▶ **Goal**: Give back, word for word, only the lines from the opening of the records through the one with "from matplotlib.lines import Line2D". Pictures stay out.

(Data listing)
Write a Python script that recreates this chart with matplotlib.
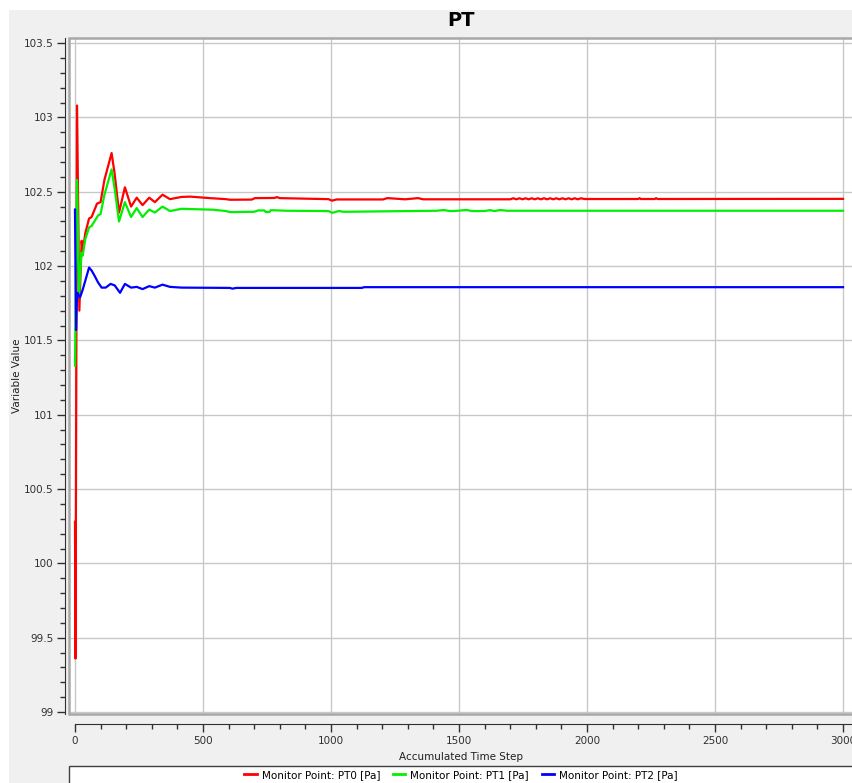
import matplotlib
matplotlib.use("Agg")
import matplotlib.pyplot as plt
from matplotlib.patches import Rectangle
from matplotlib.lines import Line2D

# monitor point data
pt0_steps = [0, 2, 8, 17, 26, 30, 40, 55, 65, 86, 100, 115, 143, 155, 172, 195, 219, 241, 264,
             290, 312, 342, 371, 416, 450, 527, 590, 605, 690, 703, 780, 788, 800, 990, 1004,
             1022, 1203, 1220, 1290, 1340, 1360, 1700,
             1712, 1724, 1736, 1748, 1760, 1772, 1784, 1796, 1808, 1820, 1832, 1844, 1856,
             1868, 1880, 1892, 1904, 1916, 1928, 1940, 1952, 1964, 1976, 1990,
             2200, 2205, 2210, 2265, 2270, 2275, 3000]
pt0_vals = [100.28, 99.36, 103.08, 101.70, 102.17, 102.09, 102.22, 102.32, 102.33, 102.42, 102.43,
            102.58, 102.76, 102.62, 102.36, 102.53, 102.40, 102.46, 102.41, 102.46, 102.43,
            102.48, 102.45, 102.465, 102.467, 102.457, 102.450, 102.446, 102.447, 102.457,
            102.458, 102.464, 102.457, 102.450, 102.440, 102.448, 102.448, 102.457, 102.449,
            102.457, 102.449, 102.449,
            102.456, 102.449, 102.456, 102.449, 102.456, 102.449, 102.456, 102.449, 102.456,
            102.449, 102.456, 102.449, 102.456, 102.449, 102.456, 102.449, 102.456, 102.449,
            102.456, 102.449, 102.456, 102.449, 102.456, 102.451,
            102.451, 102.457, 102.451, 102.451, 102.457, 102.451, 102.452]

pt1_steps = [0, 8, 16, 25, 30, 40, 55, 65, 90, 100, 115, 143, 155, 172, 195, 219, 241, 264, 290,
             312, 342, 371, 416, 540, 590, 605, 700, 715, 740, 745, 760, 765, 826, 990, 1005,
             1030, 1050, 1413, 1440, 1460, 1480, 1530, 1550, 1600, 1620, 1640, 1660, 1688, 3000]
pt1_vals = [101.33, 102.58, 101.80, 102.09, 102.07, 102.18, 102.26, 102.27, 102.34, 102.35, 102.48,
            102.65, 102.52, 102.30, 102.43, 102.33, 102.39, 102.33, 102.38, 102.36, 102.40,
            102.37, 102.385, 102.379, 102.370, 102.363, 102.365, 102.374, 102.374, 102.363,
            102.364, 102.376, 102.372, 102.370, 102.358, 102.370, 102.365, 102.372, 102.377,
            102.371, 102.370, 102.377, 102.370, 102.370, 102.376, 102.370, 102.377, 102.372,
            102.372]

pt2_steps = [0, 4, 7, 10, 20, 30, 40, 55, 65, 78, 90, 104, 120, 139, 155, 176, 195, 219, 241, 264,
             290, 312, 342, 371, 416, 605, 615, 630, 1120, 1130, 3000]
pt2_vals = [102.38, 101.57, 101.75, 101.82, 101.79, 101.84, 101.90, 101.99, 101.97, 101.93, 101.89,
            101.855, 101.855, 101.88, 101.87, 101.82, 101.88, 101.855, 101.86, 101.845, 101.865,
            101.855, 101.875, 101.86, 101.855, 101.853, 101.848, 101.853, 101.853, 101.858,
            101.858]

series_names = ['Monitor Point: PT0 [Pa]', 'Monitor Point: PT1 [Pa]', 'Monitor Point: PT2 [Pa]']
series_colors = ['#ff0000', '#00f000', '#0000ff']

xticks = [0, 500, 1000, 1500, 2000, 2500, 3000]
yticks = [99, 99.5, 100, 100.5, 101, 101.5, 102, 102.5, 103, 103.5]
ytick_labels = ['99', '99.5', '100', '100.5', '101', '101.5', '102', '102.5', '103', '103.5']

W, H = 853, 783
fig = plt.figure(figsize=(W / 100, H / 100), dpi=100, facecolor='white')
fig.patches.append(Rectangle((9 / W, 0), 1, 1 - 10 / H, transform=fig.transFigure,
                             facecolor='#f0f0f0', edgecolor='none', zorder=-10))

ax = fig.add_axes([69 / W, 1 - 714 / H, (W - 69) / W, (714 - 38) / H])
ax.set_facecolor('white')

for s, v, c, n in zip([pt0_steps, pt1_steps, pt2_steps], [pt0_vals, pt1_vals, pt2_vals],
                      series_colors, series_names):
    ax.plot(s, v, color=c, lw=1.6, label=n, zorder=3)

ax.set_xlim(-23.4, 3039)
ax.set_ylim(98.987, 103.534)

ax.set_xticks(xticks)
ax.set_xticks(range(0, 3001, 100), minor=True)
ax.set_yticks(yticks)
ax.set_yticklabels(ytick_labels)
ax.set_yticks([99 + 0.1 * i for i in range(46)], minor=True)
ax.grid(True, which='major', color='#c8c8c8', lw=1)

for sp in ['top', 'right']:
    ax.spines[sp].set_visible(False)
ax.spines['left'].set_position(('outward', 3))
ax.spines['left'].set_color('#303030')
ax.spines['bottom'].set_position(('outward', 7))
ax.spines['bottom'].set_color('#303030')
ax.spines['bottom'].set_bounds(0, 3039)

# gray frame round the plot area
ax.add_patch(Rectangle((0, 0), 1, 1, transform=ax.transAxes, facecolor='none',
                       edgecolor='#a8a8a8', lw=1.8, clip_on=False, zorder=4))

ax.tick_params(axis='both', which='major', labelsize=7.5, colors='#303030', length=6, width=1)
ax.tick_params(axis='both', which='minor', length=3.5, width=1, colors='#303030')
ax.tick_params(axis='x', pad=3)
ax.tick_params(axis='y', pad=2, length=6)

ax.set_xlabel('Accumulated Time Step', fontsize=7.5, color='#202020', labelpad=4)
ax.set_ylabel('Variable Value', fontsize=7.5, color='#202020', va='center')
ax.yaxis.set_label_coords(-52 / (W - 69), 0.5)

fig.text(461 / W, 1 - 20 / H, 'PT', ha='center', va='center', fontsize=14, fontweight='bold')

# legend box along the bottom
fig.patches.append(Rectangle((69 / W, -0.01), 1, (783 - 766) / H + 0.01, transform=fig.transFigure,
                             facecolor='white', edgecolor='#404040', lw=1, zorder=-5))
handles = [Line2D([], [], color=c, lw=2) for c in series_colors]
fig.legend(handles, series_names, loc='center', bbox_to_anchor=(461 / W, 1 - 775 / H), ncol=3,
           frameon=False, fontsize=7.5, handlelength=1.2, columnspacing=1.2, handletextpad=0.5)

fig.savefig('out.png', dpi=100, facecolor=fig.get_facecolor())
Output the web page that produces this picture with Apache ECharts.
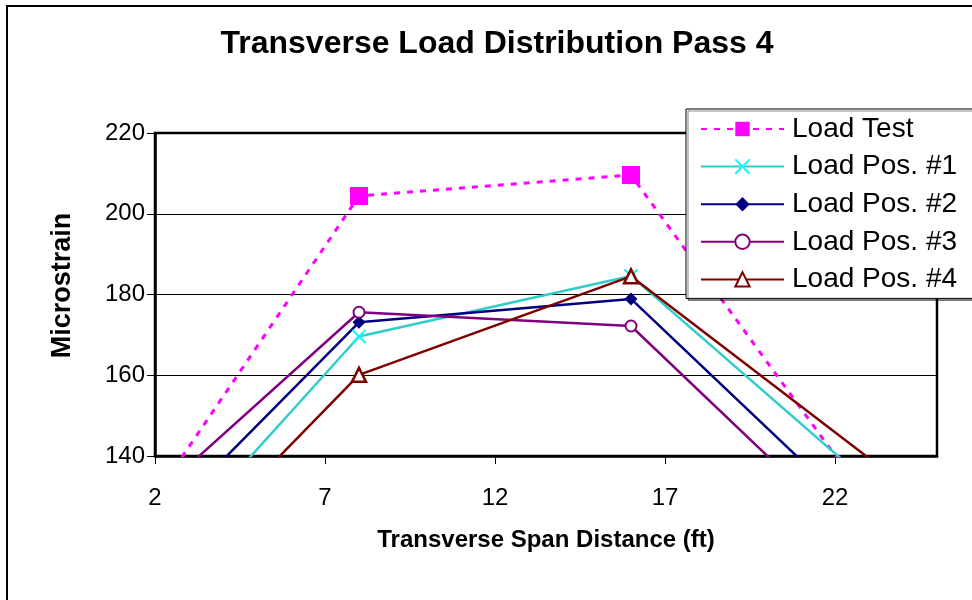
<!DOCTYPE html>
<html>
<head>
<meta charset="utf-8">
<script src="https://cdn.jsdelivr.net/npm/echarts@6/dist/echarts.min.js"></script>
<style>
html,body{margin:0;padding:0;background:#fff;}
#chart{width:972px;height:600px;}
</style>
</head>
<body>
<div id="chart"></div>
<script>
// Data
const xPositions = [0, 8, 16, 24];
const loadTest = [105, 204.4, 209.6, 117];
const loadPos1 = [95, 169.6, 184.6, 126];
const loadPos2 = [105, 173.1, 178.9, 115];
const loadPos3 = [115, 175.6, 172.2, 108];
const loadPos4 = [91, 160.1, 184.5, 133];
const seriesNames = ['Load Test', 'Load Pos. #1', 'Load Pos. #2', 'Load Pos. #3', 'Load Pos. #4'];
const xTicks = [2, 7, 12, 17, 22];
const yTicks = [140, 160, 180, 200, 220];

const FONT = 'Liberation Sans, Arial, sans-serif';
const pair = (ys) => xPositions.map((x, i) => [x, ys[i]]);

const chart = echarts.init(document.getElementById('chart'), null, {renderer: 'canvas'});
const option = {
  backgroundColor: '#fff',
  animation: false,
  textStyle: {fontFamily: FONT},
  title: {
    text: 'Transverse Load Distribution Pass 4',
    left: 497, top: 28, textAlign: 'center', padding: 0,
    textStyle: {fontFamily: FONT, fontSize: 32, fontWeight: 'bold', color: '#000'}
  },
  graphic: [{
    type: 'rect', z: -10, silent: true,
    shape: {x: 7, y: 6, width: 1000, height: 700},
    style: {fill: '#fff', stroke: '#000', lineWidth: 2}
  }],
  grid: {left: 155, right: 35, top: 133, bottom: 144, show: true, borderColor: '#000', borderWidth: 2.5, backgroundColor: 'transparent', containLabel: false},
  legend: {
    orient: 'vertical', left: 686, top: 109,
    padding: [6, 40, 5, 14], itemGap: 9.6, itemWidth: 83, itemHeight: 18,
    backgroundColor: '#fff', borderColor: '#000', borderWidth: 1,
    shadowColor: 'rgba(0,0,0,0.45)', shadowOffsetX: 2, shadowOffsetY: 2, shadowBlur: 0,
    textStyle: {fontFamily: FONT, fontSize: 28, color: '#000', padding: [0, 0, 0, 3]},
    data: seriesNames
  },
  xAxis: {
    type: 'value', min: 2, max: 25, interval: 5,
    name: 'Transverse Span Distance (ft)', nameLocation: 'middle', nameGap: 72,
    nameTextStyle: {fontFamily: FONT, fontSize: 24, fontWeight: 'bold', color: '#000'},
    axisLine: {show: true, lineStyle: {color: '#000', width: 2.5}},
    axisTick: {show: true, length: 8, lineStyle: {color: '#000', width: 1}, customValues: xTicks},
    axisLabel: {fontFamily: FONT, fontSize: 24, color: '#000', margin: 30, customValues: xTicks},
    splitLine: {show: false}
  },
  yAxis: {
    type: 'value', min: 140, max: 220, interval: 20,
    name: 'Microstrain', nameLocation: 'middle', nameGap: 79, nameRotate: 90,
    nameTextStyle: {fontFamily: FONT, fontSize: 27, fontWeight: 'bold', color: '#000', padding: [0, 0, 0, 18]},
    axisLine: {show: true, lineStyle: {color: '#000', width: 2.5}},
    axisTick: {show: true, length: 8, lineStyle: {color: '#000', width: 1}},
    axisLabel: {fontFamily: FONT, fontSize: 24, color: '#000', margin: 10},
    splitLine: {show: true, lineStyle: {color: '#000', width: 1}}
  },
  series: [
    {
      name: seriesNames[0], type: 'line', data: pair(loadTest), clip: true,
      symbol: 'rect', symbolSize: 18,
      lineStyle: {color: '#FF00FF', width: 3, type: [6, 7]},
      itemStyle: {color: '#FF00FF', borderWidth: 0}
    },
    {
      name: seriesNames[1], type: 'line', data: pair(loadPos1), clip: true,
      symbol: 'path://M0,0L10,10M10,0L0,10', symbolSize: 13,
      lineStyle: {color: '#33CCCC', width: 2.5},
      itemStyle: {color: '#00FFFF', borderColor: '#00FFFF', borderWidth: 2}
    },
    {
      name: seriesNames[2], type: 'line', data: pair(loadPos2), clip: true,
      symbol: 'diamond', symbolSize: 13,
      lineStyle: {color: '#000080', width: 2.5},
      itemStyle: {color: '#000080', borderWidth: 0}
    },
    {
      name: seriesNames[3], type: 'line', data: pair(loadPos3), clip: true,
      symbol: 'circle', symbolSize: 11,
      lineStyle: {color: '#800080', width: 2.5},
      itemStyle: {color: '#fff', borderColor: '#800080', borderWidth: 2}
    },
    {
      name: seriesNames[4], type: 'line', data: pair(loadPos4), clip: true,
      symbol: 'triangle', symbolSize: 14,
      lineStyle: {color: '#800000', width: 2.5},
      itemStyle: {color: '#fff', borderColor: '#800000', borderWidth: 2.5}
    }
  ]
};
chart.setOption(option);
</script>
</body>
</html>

▶ **Task answer**:
Write a Python script that recreates this chart with matplotlib.
import matplotlib
matplotlib.use("Agg")
import matplotlib.pyplot as plt
from matplotlib.patches import Rectangle
from matplotlib.lines import Line2D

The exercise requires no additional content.